Directions for this task: Restate, exactly and without pictures, the lines from the start of the listing below through the line holding "import * as d3 from 'd3';".
-------- Stored data --------
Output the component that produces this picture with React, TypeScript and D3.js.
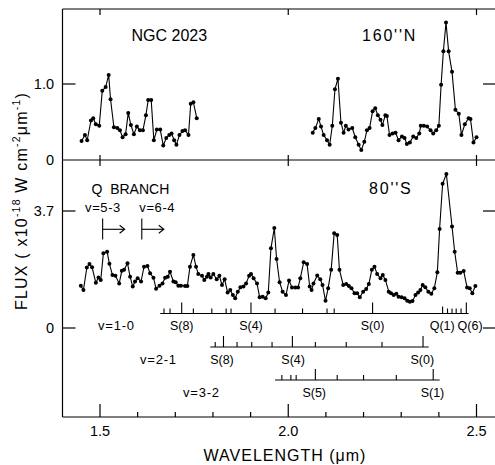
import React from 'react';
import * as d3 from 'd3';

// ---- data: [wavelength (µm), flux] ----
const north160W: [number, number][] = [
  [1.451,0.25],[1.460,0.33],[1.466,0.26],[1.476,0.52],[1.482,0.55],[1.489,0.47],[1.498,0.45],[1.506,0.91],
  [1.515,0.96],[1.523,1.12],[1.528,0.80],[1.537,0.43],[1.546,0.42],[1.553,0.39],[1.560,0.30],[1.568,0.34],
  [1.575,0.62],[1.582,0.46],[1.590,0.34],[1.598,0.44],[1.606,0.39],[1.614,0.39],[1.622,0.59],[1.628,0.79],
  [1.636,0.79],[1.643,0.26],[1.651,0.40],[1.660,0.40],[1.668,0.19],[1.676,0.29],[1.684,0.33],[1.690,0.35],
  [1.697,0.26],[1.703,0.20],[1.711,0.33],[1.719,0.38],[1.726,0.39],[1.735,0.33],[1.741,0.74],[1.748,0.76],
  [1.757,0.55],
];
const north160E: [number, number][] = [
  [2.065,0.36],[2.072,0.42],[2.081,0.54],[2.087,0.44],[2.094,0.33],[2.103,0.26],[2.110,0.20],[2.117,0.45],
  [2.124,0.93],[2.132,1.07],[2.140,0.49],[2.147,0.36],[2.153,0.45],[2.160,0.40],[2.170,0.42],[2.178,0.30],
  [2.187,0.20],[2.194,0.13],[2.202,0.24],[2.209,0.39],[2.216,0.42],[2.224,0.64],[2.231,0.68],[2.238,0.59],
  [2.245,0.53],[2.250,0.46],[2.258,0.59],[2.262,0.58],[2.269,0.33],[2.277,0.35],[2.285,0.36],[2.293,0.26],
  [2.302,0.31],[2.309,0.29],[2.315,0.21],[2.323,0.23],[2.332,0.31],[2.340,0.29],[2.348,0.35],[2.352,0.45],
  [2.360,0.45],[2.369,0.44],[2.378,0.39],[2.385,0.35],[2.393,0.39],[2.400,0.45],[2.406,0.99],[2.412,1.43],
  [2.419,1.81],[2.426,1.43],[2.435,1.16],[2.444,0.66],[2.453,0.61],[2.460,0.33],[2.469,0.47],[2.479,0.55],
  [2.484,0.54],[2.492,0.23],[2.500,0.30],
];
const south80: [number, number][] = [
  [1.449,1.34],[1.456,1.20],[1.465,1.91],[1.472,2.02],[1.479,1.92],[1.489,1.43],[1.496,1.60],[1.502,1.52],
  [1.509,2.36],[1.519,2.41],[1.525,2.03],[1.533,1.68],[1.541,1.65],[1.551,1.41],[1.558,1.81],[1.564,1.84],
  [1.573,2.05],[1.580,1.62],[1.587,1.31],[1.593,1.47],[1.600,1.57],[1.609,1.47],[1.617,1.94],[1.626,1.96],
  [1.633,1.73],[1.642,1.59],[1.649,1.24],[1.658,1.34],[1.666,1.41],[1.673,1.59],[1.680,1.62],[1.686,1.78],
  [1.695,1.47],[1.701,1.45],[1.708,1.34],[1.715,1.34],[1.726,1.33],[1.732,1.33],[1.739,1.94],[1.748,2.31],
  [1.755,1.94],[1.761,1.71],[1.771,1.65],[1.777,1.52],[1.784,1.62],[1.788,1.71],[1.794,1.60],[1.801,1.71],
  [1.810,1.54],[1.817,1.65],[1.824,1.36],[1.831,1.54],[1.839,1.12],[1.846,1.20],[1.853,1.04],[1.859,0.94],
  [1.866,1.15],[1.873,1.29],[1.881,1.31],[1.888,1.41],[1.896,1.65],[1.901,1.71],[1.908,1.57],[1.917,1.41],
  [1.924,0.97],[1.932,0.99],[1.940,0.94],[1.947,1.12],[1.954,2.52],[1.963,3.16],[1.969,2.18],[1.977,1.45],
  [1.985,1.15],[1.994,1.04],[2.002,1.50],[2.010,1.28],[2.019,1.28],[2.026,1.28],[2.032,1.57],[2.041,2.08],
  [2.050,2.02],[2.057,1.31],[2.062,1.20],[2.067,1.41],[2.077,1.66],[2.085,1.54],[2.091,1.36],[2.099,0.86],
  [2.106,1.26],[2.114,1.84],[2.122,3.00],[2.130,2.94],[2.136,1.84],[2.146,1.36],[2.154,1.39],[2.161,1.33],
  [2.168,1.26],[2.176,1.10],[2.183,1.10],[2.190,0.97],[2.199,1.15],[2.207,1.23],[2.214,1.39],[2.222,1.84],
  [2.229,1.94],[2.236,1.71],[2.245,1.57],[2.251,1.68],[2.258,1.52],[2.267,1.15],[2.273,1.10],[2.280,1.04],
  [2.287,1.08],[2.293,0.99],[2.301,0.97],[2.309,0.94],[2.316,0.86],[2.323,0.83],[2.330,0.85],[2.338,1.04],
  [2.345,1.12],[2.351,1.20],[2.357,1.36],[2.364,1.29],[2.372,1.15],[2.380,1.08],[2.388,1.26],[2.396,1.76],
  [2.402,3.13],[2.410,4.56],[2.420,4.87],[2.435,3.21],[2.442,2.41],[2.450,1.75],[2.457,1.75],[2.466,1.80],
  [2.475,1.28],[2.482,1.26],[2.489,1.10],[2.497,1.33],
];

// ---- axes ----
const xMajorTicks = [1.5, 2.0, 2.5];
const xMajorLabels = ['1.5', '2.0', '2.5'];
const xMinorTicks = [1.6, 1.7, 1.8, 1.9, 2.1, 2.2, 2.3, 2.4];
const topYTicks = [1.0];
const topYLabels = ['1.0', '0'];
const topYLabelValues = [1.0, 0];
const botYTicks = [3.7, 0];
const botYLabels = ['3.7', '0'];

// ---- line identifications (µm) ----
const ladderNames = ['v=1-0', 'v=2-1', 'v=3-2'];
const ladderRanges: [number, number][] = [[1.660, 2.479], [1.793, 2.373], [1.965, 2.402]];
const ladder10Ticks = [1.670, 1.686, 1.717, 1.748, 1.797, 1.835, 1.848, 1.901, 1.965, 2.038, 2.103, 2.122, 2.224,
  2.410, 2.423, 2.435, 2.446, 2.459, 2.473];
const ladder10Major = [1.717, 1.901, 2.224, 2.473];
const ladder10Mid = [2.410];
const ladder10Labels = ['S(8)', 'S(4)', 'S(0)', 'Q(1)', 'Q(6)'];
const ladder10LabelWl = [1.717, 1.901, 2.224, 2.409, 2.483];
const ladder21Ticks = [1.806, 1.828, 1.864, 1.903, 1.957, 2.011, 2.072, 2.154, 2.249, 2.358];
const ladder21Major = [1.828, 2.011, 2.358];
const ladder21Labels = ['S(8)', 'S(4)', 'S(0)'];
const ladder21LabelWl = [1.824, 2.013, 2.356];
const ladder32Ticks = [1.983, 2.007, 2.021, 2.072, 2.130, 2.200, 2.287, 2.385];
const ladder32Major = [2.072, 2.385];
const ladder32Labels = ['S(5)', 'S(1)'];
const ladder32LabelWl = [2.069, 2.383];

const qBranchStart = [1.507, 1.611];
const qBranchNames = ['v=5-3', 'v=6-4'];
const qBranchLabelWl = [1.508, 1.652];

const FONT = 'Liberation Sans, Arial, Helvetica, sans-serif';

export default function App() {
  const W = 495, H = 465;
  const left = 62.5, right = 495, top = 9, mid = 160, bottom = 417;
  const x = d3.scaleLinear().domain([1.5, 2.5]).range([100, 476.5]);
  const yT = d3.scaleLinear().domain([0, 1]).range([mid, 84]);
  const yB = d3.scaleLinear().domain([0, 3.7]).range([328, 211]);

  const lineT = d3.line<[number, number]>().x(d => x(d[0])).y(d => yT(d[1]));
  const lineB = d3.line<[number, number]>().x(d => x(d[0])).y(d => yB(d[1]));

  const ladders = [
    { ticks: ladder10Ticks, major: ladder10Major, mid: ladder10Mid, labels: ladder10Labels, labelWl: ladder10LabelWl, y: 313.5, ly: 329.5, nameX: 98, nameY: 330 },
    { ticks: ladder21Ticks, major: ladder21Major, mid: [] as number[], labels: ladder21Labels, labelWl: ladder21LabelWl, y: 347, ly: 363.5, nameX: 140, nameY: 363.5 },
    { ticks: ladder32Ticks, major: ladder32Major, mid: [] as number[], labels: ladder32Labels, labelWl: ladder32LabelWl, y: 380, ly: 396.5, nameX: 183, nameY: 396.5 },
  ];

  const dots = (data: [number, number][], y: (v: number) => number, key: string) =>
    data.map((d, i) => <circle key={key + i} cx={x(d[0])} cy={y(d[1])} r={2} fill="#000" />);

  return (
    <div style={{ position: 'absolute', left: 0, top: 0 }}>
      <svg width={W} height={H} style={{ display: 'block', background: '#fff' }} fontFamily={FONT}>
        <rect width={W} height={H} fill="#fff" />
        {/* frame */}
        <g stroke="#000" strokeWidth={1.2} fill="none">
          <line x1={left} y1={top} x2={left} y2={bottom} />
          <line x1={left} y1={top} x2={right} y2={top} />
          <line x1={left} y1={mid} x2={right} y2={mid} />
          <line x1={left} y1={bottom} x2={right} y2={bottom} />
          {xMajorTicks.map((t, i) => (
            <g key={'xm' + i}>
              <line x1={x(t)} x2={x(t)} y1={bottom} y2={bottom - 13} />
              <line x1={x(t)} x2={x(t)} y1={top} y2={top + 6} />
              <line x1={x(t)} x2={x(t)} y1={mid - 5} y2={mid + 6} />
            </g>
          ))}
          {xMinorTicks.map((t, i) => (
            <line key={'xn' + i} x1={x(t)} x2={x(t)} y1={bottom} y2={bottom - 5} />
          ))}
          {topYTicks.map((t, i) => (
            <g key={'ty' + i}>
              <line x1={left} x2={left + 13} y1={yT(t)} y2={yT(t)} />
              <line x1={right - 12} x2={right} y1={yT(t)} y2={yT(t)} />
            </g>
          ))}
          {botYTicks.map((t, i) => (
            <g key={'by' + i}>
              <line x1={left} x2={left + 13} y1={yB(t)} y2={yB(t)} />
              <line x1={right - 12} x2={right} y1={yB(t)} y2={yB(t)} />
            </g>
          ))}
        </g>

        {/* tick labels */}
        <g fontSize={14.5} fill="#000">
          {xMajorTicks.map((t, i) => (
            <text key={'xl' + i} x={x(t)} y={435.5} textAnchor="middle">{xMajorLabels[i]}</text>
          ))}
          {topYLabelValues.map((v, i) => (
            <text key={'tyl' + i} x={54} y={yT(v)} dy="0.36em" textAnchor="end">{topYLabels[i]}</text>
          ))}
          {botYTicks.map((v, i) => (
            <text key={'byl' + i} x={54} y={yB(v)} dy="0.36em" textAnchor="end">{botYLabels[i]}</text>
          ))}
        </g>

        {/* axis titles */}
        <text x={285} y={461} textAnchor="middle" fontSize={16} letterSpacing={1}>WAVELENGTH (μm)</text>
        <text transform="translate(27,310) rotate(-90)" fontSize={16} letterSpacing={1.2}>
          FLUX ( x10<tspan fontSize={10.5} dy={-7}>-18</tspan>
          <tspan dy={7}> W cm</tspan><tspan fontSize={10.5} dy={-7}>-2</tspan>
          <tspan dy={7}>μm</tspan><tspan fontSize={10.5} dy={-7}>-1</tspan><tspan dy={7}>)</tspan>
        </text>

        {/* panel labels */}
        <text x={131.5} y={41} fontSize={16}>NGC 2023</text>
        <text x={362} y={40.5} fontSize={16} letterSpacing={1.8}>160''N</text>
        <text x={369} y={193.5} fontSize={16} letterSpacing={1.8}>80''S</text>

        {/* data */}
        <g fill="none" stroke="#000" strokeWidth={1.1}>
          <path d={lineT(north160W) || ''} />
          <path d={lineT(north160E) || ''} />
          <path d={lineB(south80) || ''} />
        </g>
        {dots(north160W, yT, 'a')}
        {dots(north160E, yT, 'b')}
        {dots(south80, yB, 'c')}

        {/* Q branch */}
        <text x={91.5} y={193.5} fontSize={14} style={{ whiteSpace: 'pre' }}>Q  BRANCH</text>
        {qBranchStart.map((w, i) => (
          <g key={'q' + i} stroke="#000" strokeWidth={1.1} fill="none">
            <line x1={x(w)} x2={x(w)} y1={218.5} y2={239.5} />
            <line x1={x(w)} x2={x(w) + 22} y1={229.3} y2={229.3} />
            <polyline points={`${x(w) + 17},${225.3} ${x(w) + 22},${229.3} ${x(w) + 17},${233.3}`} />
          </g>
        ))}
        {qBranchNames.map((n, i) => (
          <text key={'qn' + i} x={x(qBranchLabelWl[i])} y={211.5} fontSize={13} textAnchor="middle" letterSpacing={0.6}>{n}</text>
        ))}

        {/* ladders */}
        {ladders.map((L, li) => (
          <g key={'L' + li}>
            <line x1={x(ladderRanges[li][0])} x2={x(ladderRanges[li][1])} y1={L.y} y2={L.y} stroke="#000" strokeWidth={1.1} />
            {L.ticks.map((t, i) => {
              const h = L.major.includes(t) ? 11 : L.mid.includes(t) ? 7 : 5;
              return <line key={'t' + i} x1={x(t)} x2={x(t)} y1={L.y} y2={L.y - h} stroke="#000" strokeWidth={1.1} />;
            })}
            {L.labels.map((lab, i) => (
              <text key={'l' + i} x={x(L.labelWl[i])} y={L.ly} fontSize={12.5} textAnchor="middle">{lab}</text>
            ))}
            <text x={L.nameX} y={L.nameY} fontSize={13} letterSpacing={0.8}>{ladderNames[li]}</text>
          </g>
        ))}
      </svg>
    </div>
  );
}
--------
Solution to this task:
Output the component that produces this picture with React, TypeScript and D3.js.
import React from 'react';
import * as d3 from 'd3';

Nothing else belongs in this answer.